General information
- Type: House
- Architectural style: Jacobean
- Location: Werneth, Oldham, Greater Manchester, England
- Coordinates: 53°32′01″N 2°07′43″W﻿ / ﻿53.53361°N 2.12872°W
- Year built: 17th century or earlier
- Governing body: Privately owned

Design and construction

Listed Building – Grade II
- Official name: Werneth Hall
- Designated: 25 October 1951
- Reference no.: 1201652

= Werneth Hall =

Listed building in Greater Manchester, England

Werneth Hall is a Grade II listed privately owned Jacobean manor house in the Werneth area of Oldham, Greater Manchester, England.

==History==
In the reign of Henry III, Alwardus de Aldholme held the manor of Oldham and land in Werneth (Vernet). In the 13th century, Oldham was documented as a manor held from the Crown by a family named Oldham. The Oldhams were relatives of the Bishop of Exeter, Hugh Oldham.

Richard de Oldham was lord of the manor in 1354 and the hall, park and estate passed to his daughter, Margery de Oldham, who married John de Cudworth in the 1370s. The estate passed to their son, John, and to his descendants one of whom, Ralph Cudworth (d. 1572), was the father of the Anglican theologian Ralph Cudworth and grandfather of the Cambridge Platonist Ralph Cudworth. The estate remained in the Cudworth family until Joshua Cudworth (d. 1710) sold it to Sir Ralph Assheton (1651–1716) of Middleton in 1683.

Assheton gave the estate to his daughter, Catherine Assheton (d. 1728), who married Thomas Lister (1688–1745) of Gisburn Park, Yorkshire. The estate passed to their son Thomas Lister (1723–61) and then to his son Thomas Lister, Lord Ribblesdale (1752–1826) who sold it to Parker and Sidebottom of London, for £25,500, in 1792.

In 1795 the Werneth Hall estate was purchased, for £30,000, by the cotton manufacturer John Lees (d. 1823) of Oldham. His son Edward Lees (d. 1835) was succeeded as owner of the hall and lord of the manor by his sons the MP John Frederick Lees (1809–1867) and George Lees. The estate included a park until around 1844 when the hall property was separated from the land and the latter became the public Werneth Park in 1936.

==Architecture==
There have been three buildings on this site since the Middle Ages. The first Werneth Hall (probably timber and plaster) was destroyed by fire in 1456. The house was rebuilt and was in use until at least the 1590s.
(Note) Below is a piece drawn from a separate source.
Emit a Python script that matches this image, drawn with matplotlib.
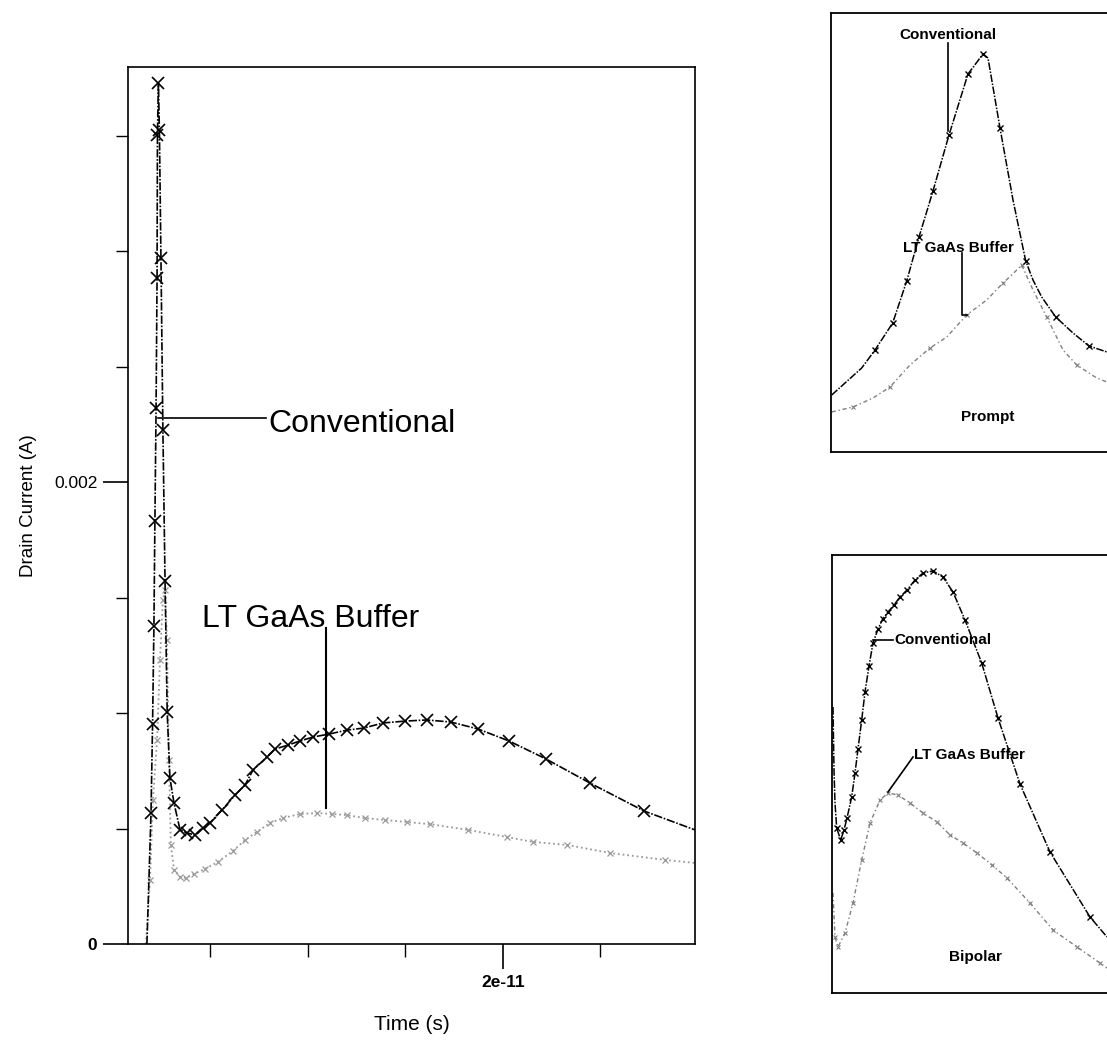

Most of the third (present) building was built between 1590 and 1625, and has been extensively altered. It is in sandstone with a roof partly in Welsh slate and partly in stone flags. There are two storeys with a cellar, a main range with two cross-wings, coped gables and later extensions. The windows are mullioned and transomed. The entrance has a moulded architrave and to the left an inserted French window.